Aim of the task » Your output is the lines from the first one to the one containing "12, 12, 12];", repeated exactly, with images left out.

Data lines »
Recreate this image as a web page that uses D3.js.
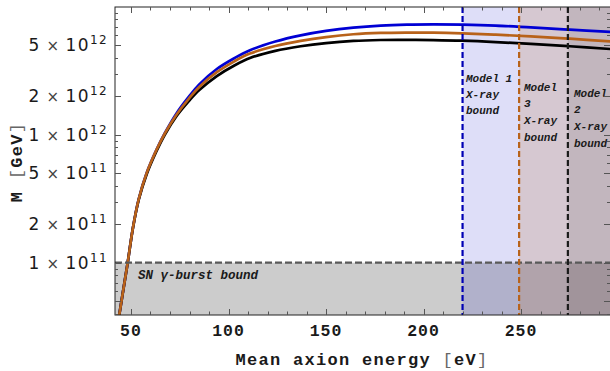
<!DOCTYPE html>
<html><head><meta charset="utf-8">
<script src="https://cdn.jsdelivr.net/npm/d3@7"></script>
<style>body{margin:0;background:#fff}svg{display:block}</style>
</head><body>
<svg id="c" width="610" height="371"></svg>
<script>
// ---- data ----
const energies = [43, 44, 46, 48.3, 51, 54, 58, 63, 67.4, 73.4, 80, 85, 94, 103, 111, 124, 137, 150, 164, 178, 191.5, 205, 220, 237, 255, 275, 296];
const seriesOrange = [3.16e10, 3.92e10, 6.07e10, 1.0e11, 1.88e11, 3.16e11, 5.01e11, 7.59e11, 1.03e12, 1.445e12, 1.95e12, 2.37e12, 3.09e12, 3.76e12, 4.32e12, 4.95e12, 5.43e12, 5.82e12, 6.12e12, 6.27e12, 6.31e12, 6.30e12, 6.22e12, 6.08e12, 5.89e12, 5.65e12, 5.38e12];
const seriesBlue   = [3.16e10, 3.92e10, 6.07e10, 1.0e11, 1.88e11, 3.16e11, 5.01e11, 7.59e11, 1.035e12, 1.479e12, 2.018e12, 2.483e12, 3.273e12, 3.98e12, 4.59e12, 5.37e12, 6.0e12, 6.50e12, 6.90e12, 7.16e12, 7.28e12, 7.31e12, 7.28e12, 7.16e12, 6.92e12, 6.65e12, 6.38e12];
const seriesBlack  = [3.16e10, 3.92e10, 6.07e10, 1.0e11, 1.87e11, 3.12e11, 4.90e11, 7.41e11, 1.007e12, 1.406e12, 1.862e12, 2.239e12, 2.884e12, 3.49e12, 3.99e12, 4.54e12, 4.93e12, 5.22e12, 5.43e12, 5.52e12, 5.53e12, 5.51e12, 5.45e12, 5.32e12, 5.14e12, 4.93e12, 4.69e12];
const snBound = 1e11;
const xrayBounds = [220, 249, 274];           // Model 1, Model 3, Model 2
const xrayLabels = [["Model 1","X-ray","bound"],["Model","3","X-ray","bound"],["Model","2","X-ray","bound"]];
const xTickValues = [50, 100, 150, 200, 250];
const yTickMant = [1, 2, 5, 1, 2, 5];
const yTickExp  = [11, 11, 11, 12, 12, 12];

// ---- layout ----
const L = 115, R = 610, T = 7, B = 315;
const x = d3.scaleLinear().domain([41.8, 295.6]).range([L, R]);
const y = d3.scaleLog().domain([3.9e10, 1e13]).range([B, T]);
const svg = d3.select("#c");
svg.append("defs").append("clipPath").attr("id","clip")
  .append("rect").attr("x",L).attr("y",T).attr("width",R-L).attr("height",B-T);
const g = svg.append("g").attr("clip-path","url(#clip)");

// SN band
g.append("rect").attr("x",L).attr("width",R-L)
  .attr("y",y(snBound)).attr("height",B-y(snBound)).attr("fill","#cccccc");
// X-ray bands
const bandCol = ["#0000cc","#b45f14","#000000"];
const bandOp = [0.13, 0.17, 0.09];
xrayBounds.forEach((b,i)=>{
  g.append("rect").attr("x",x(b)).attr("width",R-x(b)+5).attr("y",T).attr("height",B-T)
    .attr("fill",bandCol[i]).attr("fill-opacity",bandOp[i]);
});

// curves
const line = d3.line().x((d,i)=>x(energies[i])).y(d=>y(d)).curve(d3.curveCatmullRom.alpha(0.5));
[[seriesBlue,"#0000d4"],[seriesBlack,"#000000"],[seriesOrange,"#b8621a"]].forEach(([s,c])=>{
  g.append("path").attr("d",line(s)).attr("fill","none").attr("stroke",c).attr("stroke-width",2.7);
});

// dashed lines
g.append("line").attr("x1",L).attr("x2",R).attr("y1",y(snBound)).attr("y2",y(snBound))
  .attr("stroke","#595959").attr("stroke-width",2.2).attr("stroke-dasharray","7,3");
const dashCol = ["#0000b4","#b8621a","#1a1a1a"];
xrayBounds.forEach((b,i)=>{
  g.append("line").attr("x1",x(b)).attr("x2",x(b)).attr("y1",T).attr("y2",B)
    .attr("stroke",dashCol[i]).attr("stroke-width",2.2).attr("stroke-dasharray","6,3");
});

// labels
const lf = "'Liberation Mono','DejaVu Sans Mono',monospace";
g.append("text").attr("x",138).attr("y",279).attr("font-family",lf).attr("font-weight","bold")
  .attr("font-style","italic").attr("font-size",12.5).attr("fill","#1a1a1a").text("SN γ-burst bound");
const lblX = [466, 524, 574], lblY = [81.5, 90.5, 96.5], lblDy = [16, 16.8, 16.8];
xrayLabels.forEach((lines,i)=>{
  lines.forEach((t,j)=>{
    g.append("text").attr("x",lblX[i]).attr("y",lblY[i]+j*lblDy[i]).attr("font-family",lf)
      .attr("font-weight","bold").attr("font-style","italic").attr("font-size",11).attr("fill","#1a1a1a").text(t);
  });
});

// frame
const fr = svg.append("g");
fr.append("rect").attr("x",L).attr("y",T).attr("width",R-L+1).attr("height",B-T)
  .attr("fill","none").attr("stroke","#222").attr("stroke-width",1);
const tickCol = "#555";
// x ticks
for (let v=50; v<=290; v+=10) {
  const major = v%50===0, len = major?6:3.5, px = Math.round(x(v))+0.5;
  fr.append("line").attr("x1",px).attr("x2",px).attr("y1",B).attr("y2",B-len).attr("stroke",tickCol);
  fr.append("line").attr("x1",px).attr("x2",px).attr("y1",T).attr("y2",T+len).attr("stroke",tickCol);
}
// y ticks
for (let e=10; e<=12; e++) for (let m=1; m<=9; m++) {
  const v = m*Math.pow(10,e);
  if (v < 3.9e10 || v > 1e13) continue;
  const major = (m===1||m===2||m===5), len = major?6:3, py = Math.round(y(v))+0.5;
  fr.append("line").attr("x1",L).attr("x2",L+len).attr("y1",py).attr("y2",py).attr("stroke",tickCol);
  fr.append("line").attr("x1",R).attr("x2",R-len).attr("y1",py).attr("y2",py).attr("stroke",tickCol);
}
// x tick labels
xTickValues.forEach(v=>{
  svg.append("text").attr("x",x(v)).attr("y",336).attr("text-anchor","middle")
    .attr("font-family",lf).attr("font-weight","bold").attr("font-size",16.5)
    .attr("letter-spacing",1).attr("fill","#1a1a1a").text(v);
});
// y tick labels
yTickMant.forEach((m,i)=>{
  const v = m*Math.pow(10,yTickExp[i]);
  const t = svg.append("text").attr("x",108).attr("y",y(v)+6).attr("text-anchor","end")
    .attr("font-family","'DejaVu Sans',sans-serif").attr("font-size",17).attr("fill","#1a1a1a");
  t.append("tspan").text(m);
  t.append("tspan").attr("dx",6).attr("font-size",15).attr("fill","#444").text("×");
  t.append("tspan").attr("dx",5).text("10");
  t.append("tspan").attr("dy",-7).attr("font-size",12).text(yTickExp[i]);
  const w = t.node().getComputedTextLength();
  const target = 70;
  if (w > 0 && Math.abs(w - target) > 1) {
    t.attr("letter-spacing", (target - w) / 7);
  }
});
// axis titles
const xt = svg.append("text").attr("x",362).attr("y",365).attr("text-anchor","middle")
  .attr("font-family",lf).attr("font-weight","bold").attr("font-size",17).attr("letter-spacing",1.3).attr("fill","#1a1a1a");
xt.append("tspan").text("Mean axion energy ");
xt.append("tspan").attr("font-weight","normal").attr("fill","#666").text("[");
xt.append("tspan").text("eV");
xt.append("tspan").attr("font-weight","normal").attr("fill","#666").text("]");
const yt = svg.append("text").attr("transform","translate(22,162) rotate(-90)").attr("text-anchor","middle")
  .attr("font-family",lf).attr("font-weight","bold").attr("font-size",17).attr("letter-spacing",1.3).attr("fill","#1a1a1a");
yt.append("tspan").text("M ");
yt.append("tspan").attr("font-weight","normal").attr("fill","#666").text("[");
yt.append("tspan").text("GeV");
yt.append("tspan").attr("font-weight","normal").attr("fill","#666").text("]");
</script>
</body></html>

Output for this exercise »
Recreate this image as a web page that uses D3.js.
<!DOCTYPE html>
<html><head><meta charset="utf-8">
<script src="https://cdn.jsdelivr.net/npm/d3@7"></script>
<style>body{margin:0;background:#fff}svg{display:block}</style>
</head><body>
<svg id="c" width="610" height="371"></svg>
<script>
// ---- data ----
const energies = [43, 44, 46, 48.3, 51, 54, 58, 63, 67.4, 73.4, 80, 85, 94, 103, 111, 124, 137, 150, 164, 178, 191.5, 205, 220, 237, 255, 275, 296];
const seriesOrange = [3.16e10, 3.92e10, 6.07e10, 1.0e11, 1.88e11, 3.16e11, 5.01e11, 7.59e11, 1.03e12, 1.445e12, 1.95e12, 2.37e12, 3.09e12, 3.76e12, 4.32e12, 4.95e12, 5.43e12, 5.82e12, 6.12e12, 6.27e12, 6.31e12, 6.30e12, 6.22e12, 6.08e12, 5.89e12, 5.65e12, 5.38e12];
const seriesBlue   = [3.16e10, 3.92e10, 6.07e10, 1.0e11, 1.88e11, 3.16e11, 5.01e11, 7.59e11, 1.035e12, 1.479e12, 2.018e12, 2.483e12, 3.273e12, 3.98e12, 4.59e12, 5.37e12, 6.0e12, 6.50e12, 6.90e12, 7.16e12, 7.28e12, 7.31e12, 7.28e12, 7.16e12, 6.92e12, 6.65e12, 6.38e12];
const seriesBlack  = [3.16e10, 3.92e10, 6.07e10, 1.0e11, 1.87e11, 3.12e11, 4.90e11, 7.41e11, 1.007e12, 1.406e12, 1.862e12, 2.239e12, 2.884e12, 3.49e12, 3.99e12, 4.54e12, 4.93e12, 5.22e12, 5.43e12, 5.52e12, 5.53e12, 5.51e12, 5.45e12, 5.32e12, 5.14e12, 4.93e12, 4.69e12];
const snBound = 1e11;
const xrayBounds = [220, 249, 274];           // Model 1, Model 3, Model 2
const xrayLabels = [["Model 1","X-ray","bound"],["Model","3","X-ray","bound"],["Model","2","X-ray","bound"]];
const xTickValues = [50, 100, 150, 200, 250];
const yTickMant = [1, 2, 5, 1, 2, 5];
const yTickExp  = [11, 11, 11, 12, 12, 12];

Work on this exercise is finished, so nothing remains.